Signed-off-by: Masahiro Yamada <yamada.masahiro@socionext.com>
diff --git a/arch/arm/mach-uniphier/lowlevel_init.S b/arch/arm/mach-uniphier/lowlevel_init.S
index 4a23ea4..825b160 100644
--- a/arch/arm/mach-uniphier/lowlevel_init.S
+++ b/arch/arm/mach-uniphier/lowlevel_init.S
@@ -48,6 +48,25 @@
 	bl	enable_mmu
 
 #ifdef CONFIG_UNIPHIER_SMP
+secondary_startup:
+	/*
+	 * Entry point for secondary CPUs
+	 *
+	 * The Boot ROM has already enabled MMU for the secondary CPUs as well
+	 * as for the primary one.  The MMU table embedded in the Boot ROM
+	 * prohibits the DRAM access, so it is impossible to bring the
+	 * secondary CPUs into DRAM directly.  They must jump here into SPL,
+	 * which is run on L2 cache.
+	 *
+	 * Boot Sequence
+	 *  [primary CPU]                    [secondary CPUs]

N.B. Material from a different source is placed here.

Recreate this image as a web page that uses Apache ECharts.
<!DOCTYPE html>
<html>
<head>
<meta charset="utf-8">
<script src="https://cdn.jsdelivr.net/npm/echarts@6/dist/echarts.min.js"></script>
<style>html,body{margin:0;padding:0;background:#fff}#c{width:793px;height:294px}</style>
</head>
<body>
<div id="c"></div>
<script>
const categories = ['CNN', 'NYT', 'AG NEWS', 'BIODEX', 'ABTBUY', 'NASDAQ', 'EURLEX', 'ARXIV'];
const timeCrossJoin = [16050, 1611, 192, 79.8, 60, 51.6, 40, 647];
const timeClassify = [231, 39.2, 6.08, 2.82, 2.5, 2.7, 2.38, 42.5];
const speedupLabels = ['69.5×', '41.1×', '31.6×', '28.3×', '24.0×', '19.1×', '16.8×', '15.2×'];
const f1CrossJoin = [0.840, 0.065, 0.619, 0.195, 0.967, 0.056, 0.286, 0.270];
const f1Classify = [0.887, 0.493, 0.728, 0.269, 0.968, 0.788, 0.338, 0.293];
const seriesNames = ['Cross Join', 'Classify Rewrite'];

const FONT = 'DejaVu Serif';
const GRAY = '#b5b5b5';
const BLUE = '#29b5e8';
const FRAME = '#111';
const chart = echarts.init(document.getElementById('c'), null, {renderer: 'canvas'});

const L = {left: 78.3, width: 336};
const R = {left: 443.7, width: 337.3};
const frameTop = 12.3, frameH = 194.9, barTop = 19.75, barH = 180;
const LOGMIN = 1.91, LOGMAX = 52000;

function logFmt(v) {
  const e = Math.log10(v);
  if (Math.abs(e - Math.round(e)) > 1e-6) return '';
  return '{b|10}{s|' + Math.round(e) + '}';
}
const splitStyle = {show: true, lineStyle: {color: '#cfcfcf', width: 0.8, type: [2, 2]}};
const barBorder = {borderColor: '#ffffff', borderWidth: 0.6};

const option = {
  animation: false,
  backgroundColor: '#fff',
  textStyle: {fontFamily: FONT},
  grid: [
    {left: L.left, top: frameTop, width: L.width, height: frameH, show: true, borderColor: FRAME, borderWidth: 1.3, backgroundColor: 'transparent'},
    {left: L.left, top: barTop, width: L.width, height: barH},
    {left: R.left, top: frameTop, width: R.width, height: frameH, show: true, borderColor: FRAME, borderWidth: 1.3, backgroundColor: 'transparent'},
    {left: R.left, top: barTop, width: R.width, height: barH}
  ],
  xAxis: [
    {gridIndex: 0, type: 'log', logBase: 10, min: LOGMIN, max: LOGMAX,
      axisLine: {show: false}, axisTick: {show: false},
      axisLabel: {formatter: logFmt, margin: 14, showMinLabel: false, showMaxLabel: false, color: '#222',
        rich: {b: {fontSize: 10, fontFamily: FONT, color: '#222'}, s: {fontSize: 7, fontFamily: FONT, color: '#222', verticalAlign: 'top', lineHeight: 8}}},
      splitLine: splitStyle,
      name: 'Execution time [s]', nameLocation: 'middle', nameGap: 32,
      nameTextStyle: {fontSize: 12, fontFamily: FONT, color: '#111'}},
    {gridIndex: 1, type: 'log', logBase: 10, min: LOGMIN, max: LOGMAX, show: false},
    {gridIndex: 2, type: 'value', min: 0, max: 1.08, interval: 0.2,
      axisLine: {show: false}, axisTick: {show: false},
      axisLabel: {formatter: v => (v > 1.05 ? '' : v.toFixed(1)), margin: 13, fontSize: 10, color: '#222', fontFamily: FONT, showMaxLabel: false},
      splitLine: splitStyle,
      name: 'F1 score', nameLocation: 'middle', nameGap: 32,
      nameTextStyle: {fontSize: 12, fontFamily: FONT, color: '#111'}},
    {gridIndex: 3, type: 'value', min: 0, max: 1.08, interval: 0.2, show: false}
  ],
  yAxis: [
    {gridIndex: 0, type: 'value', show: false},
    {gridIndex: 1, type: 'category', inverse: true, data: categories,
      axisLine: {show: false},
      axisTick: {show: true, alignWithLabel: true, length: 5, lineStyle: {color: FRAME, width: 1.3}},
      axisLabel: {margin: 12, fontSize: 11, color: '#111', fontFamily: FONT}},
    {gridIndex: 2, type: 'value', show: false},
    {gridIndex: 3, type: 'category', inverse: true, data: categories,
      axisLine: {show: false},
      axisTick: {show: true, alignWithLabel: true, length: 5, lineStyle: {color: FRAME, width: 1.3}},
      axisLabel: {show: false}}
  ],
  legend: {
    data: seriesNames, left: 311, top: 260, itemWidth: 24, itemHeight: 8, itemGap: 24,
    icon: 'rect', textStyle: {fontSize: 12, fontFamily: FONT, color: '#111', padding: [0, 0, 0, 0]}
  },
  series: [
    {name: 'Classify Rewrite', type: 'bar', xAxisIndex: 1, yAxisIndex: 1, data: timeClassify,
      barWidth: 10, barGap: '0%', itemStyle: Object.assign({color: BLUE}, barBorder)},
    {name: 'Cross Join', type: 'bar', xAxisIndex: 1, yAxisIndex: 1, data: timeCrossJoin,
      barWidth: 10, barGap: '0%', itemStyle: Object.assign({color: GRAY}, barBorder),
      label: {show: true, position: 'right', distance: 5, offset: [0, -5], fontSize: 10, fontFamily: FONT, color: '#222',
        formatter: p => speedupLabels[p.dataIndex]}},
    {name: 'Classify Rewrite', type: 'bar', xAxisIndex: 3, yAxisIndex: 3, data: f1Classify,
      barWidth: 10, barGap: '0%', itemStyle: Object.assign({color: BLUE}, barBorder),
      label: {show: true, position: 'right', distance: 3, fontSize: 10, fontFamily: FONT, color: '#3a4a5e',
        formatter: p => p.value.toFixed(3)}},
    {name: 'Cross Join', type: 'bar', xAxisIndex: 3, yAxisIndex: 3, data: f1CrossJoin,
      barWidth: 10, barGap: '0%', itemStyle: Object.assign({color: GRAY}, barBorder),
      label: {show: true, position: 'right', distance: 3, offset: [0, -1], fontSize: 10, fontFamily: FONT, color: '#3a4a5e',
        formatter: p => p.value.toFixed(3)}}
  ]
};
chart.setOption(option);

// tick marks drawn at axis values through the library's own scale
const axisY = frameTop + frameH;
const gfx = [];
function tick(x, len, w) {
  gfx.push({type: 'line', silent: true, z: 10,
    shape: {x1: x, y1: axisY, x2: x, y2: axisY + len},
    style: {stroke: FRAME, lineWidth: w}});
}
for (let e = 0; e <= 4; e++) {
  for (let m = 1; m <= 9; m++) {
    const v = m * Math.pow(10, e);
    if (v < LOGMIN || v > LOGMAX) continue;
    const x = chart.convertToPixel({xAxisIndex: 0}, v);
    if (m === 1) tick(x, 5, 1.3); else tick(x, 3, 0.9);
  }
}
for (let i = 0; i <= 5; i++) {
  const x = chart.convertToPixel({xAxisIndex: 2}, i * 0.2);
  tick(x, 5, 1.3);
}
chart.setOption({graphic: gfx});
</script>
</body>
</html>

+	 *  start from Boot ROM             start from Boot ROM
+	 *     jump to SPL                    sleep in Boot ROM
+	 *  kick secondaries   ---(sev)--->    jump to SPL
+	 *  jump to U-Boot main               sleep in SPL
+	 *  jump to Linux
+	 *  kick secondaries   ---(sev)--->    jump to Linux
+	 */
 	/*
 	 * ACTLR (Auxiliary Control Register) for Cortex-A9
 	 * bit[9]  Parity on
@@ -68,17 +87,28 @@
 	and  	r0, r0, #0x3
 	cmp	r0, #0x0
 	beq	primary_cpu
-	ldr	r1, =ROM_BOOT_ROMRSV2
+	/* only for secondary CPUs */
+	ldr	r1, =ROM_BOOT_ROMRSV2	@ The last data access to L2 cache
+	mrc	p15, 0, r0, c1, c0, 0	@ SCTLR (System Control Register)
+	orr	r0, r0, #CR_I		@ Enable ICache
+	bic	r0, r0, #(CR_C | CR_M)	@ MMU and Dcache must be disabled
+	mcr	p15, 0, r0, c1, c0, 0	@ before jumping to Linux
 	mov	r0, #0
 	str	r0, [r1]
-0:	wfe
-	ldr	r0, [r1]
+	b	1f
+	/*
+	 * L2 cache is shared among all the CPUs and it might be disabled by
+	 * the primary one.  Before that, the following 5 lines must be cached
+	 * on the Icaches of the secondary CPUs.
+	 */
+0:	wfe				@ kicked by Linux
+1:	ldr	r0, [r1]
 	cmp	r0, #0
-	beq	0b
-	bx	r0			@ r0: entry point of U-Boot main for the secondary CPU
+	bxne	r0			@ r0: Linux entry for secondary CPUs
+	b	0b
 primary_cpu:
 	ldr	r1, =ROM_BOOT_ROMRSV2
-	ldr	r0, =_start		@ entry for the secondary CPU
+	ldr	r0, =secondary_startup
 	str	r0, [r1]
 	ldr	r0, [r1]		@ make sure str is complete before sev
 	sev				@ kick the secondary CPU